Türkiye’nin bu aşamada gündeme getirdiği politika Kürtler açısından yeni değil. Hükümetlerin ve Dışişlerinin uzun yıllar Güney Kürdistan’da izlediği politikanın emarelerini bu kez Rojava Kürtlerine karşı izlenen politikada görüyoruz. Türkiye yıllarca Güney Kürdistan’da tehdide dayalı, engelleyici, küçümseyici bir politikayı esas aldı. Bunların hiçbiri işe yaramadı. Türkiye’nin Güney Kürdistan’daki en verimli sonuçları aldığı dönemler hiç kuşku yok açık ilişkiler geliştirdiği, Hewlêr’de konsolosluk açtığı, Başbakan ve Bakan düzeyinde görüşmeler yaptığı dönemlerdir. Salih Müslim’in, sürpriz bir biçimde Türkiye’ye gelmesini de bu ilişkiler yumağı üzerinden değerlendirmekte yarar var. PYD ile Türkiye arasındaki ilk görüşmenin bu son ziyaret olmadığı, güvenilir kaynaklar tarafından belirtiliyor. Türkiye PYD ile ilki Kahire’de Türk Büyükelçiliği aracılığıyla olmak üzere daha önce en az iki kez görüşmüş. Bu görüşmelerden birinin yine Türkiye’de PYD yetkilileri ile yapıldığı söyleniyor.

Türkiye, PYD ile yaptığı görüşmelerin tümünün gizli tutulmasını istemiş. 25 Temmuz günü başlayan son görüşmenin gizli tutulması isteğinin de Türkiye tarafından talep edildiği biliniyor. Buna rağmen görüşme basına, yine Türkiye tarafından ‘sızdırılmış’. Suriye Kürtlerinin haber ajansı ANHA’nın Hewlêr muhabiri Salih Müslim’i yolcularken, onun Fransa’ya gideceğini biliyor. Müslim’i yolcu eden ANHA muhabiri bu nedenle olacak ki konu kendisine sorulduğunda, Ankara seyahatini ilkin doğrulamadı. Hiç kuşku yok Türkiye’nin Kürt siyasi partileriyle açık ve aleni görüşmeler yapması, doğru olandır. Ama Türkiye bu konuda ürkek davranmaya devam ediyor. Bu ürkeklik hükümet kaynaklı ‘bilgilendirmelere’ de yansıyor. Salih Müslim ile hükümet düzeyinde görüşmeler yapılmayacağı ve görüşmelerin MİT ile Dışişlerinin üst düzey bürokratları tarafından yürütüleceği bilgisi veriliyor. Benzer politikalar daha önce Güney’de de denendi. Türkiye yıllarca Güney Kürdistan’lı yöneticiler ile ‘telkin’ politikası yürüttü. PYD ile görüşmelerde de başlangıçta ‘telkin’ politikası esas alınacak gibi görünüyor. ‘Telkin’ politikasının ipuçlarını Serêkaniyê’deki ‘bayrak krizi’nden yola çıkarak da değerlendirmek mümkün.

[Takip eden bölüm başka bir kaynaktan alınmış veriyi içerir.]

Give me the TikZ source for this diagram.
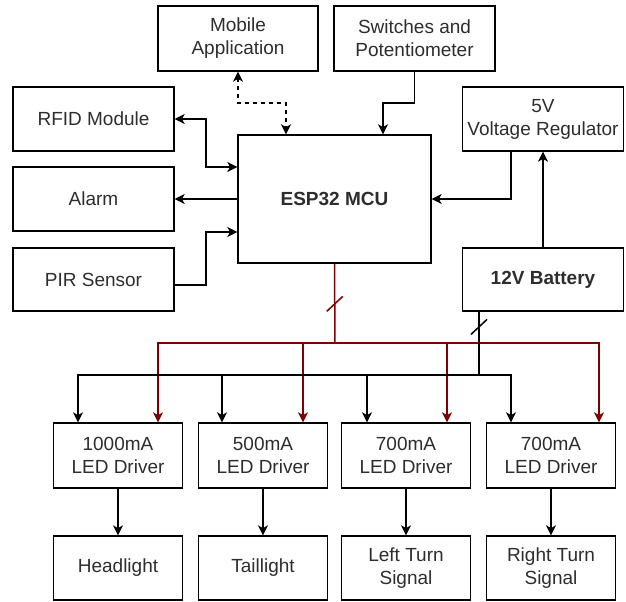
\documentclass[tikz,border=0pt]{standalone}
\usepackage{fontspec}
\setmainfont{Liberation Sans}
\usetikzlibrary{arrows.meta,calc}
\definecolor{wire}{RGB}{128,0,0}
\definecolor{txt}{RGB}{45,45,45}
\begin{document}
\begin{tikzpicture}[x=0.5pt,y=-0.5pt,
  box/.style={draw=black, line width=0.7pt, rectangle, align=center, text=txt,
    font=\fontsize{9.5}{11.5}\selectfont, inner sep=0pt},
  wbox/.style={box, minimum width=80.5pt, minimum height=32pt},
  dbox/.style={box, minimum width=64.5pt, minimum height=32.5pt},
  conn/.style={draw=black, line width=0.75pt},
  tip/.tip={Stealth[length=5pt,width=5pt,inset=1.4pt]},
  arr/.style={conn, -tip},
  darr/.style={conn, tip-tip},
  dasharr/.style={conn, tip-tip, dash pattern=on 2pt off 2pt},
  redline/.style={draw=wire, line width=0.75pt},
  redarr/.style={redline, -tip},
]
\useasboundingbox (0,0) rectangle (626,601);

% top row
\node[box, minimum width=80pt, minimum height=32.5pt] (mob) at (238,38.5) {Mobile\\Application};
\node[box, minimum width=80.5pt, minimum height=32.5pt] (sw) at (414.5,38.5) {Switches and\\Potentiometer};

% left column
\node[wbox] (rfid) at (93.5,119) {RFID Module};
\node[wbox] (alarm) at (93.5,199) {Alarm};
\node[wbox, minimum height=31.5pt] (pir) at (93.5,279.5) {PIR Sensor};

% MCU
\node[box, minimum width=96.5pt, minimum height=64pt, font=\fontsize{9.5}{11.5}\selectfont\bfseries] (esp) at (334.5,199) {ESP32 MCU};

% power
\node[wbox] (reg) at (543,119) {5V\\Voltage Regulator};
\node[wbox, minimum height=31.5pt, font=\fontsize{9.5}{11.5}\selectfont\bfseries] (bat) at (543,279.5) {12V Battery};

% drivers
\node[dbox] (d1) at (118,455.5) {1000mA\\LED Driver};
\node[dbox] (d2) at (263,455.5) {500mA\\LED Driver};
\node[dbox] (d3) at (406,455.5) {700mA\\LED Driver};
\node[dbox] (d4) at (551,455.5) {700mA\\LED Driver};

% loads
\node[dbox, minimum height=32pt] (b1) at (118,568) {Headlight};
\node[dbox, minimum height=32pt] (b2) at (263,568) {Taillight};
\node[dbox, minimum height=32pt] (b3) at (406,568) {Left Turn\\Signal};
\node[dbox, minimum height=32pt] (b4) at (551,568) {Right Turn\\Signal};

% bend points
\coordinate (mobmid) at (286,103);
\coordinate (swmid) at (383,103);
\coordinate (rjog) at (206,167);
\coordinate (pjog) at (206,232);
\coordinate (rbus) at (335,343);
\coordinate (bbus) at (479,375);

% top connectors
\draw[dasharr] (mob.south) |- (mobmid) -- (mobmid |- esp.north);
\draw[arr] (sw.south) |- (swmid) -- (swmid |- esp.north);

% left connectors
\draw[darr] (rfid.east) -| (rjog) -- (rjog -| esp.west);
\draw[arr] (esp.west) -- (alarm.east);
\draw[arr] ([yshift=-2.75pt]pir.east) -| (pjog) -- (pjog -| esp.west);

% power connectors
\draw[arr] ([xshift=-16pt]reg.south) |- (esp.east);
\draw[arr] (bat.north) -- (reg.south);

% red control bus
\draw[redline] (esp.south) -- (rbus);
\draw[redline] ($(esp.south)!0.5!(rbus)$) ++(-8,8) -- ++(16,-15);
\draw[redarr] (rbus) -| ([xshift=20pt]d1.north);
\draw[redarr] (rbus) -| ([xshift=20pt]d2.north);
\draw[redarr] (rbus) -| ([xshift=20.5pt]d3.north);
\draw[redarr] (rbus) -| ([xshift=24pt]d4.north);

% black power bus
\coordinate (batout) at ([xshift=-32pt]bat.south);
\draw[conn] (batout) -- (bbus);
\draw[conn] ($(batout)!0.24!(bbus)$) ++(-8,7.5) -- ++(16,-15);
\draw[arr] (bbus) -| ([xshift=-20pt]d1.north);
\draw[arr] (bbus) -| ([xshift=-20.5pt]d2.north);
\draw[arr] (bbus) -| ([xshift=-19.5pt]d3.north);
\draw[arr] (bbus) -| ([xshift=-20pt]d4.north);

% drivers to loads
\draw[arr] (d1.south) -- (b1.north);
\draw[arr] (d2.south) -- (b2.north);
\draw[arr] (d3.south) -- (b3.north);
\draw[arr] (d4.south) -- (b4.north);
\end{tikzpicture}
\end{document}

Basın adeta sözleşmişçesine, Müslim’in Türkiye’ye gelmesinden sonra ‘O bayrak indi’ diyor. Bunun da Müslim üzerinden yapıldığı imajı veriliyor. Benzer bir biçimde Güney Kürdistan ile bağlantıyı sağlayan Habur Gümrük Kapısı’ndaki bayraklar da basın tarafından defalarca ‘indirilmişti’. Ama özünde ne Habur’daki bayrak inmişti, ne de girişte yazılı ‘Kürdistan’a hoş geldiniz’ tabelası kaldırılmıştı. Serêkaniyê’de de inen PYD bayrağının yerine asılan ise iddia edildiği gibi ÖSO veya Suriye Kürt Ulusal Konseyi’nin değil, Rojava’nın siyasi iradesi olan Kürt Yüksek Konseyi’nin bayrağıdır. Sonuçta özetle şunu söylemek mümkün. Yaşananlar Türkiye’nin politika değiştireceğinin işaretidir. Biraz sancılı olsa da Türkiye politika değiştirmeye başlamıştır. Bu olumludur elbet. Çünkü dışlayıcı politika, ‘çözüm sürecine’ de olumsuz yansıyacaktı. Biliyoruz ki PKK ile Türkiye’nin yoğun çatışmalar yaşadığı dönemlerde çerçevesi çizilen ‘Kuzey Suriye Politikası’, 2013’ün başından bu yana yürütülen ‘çözüm sürecinin’ ihtiyaçlarını karşılamaktan da uzaktır.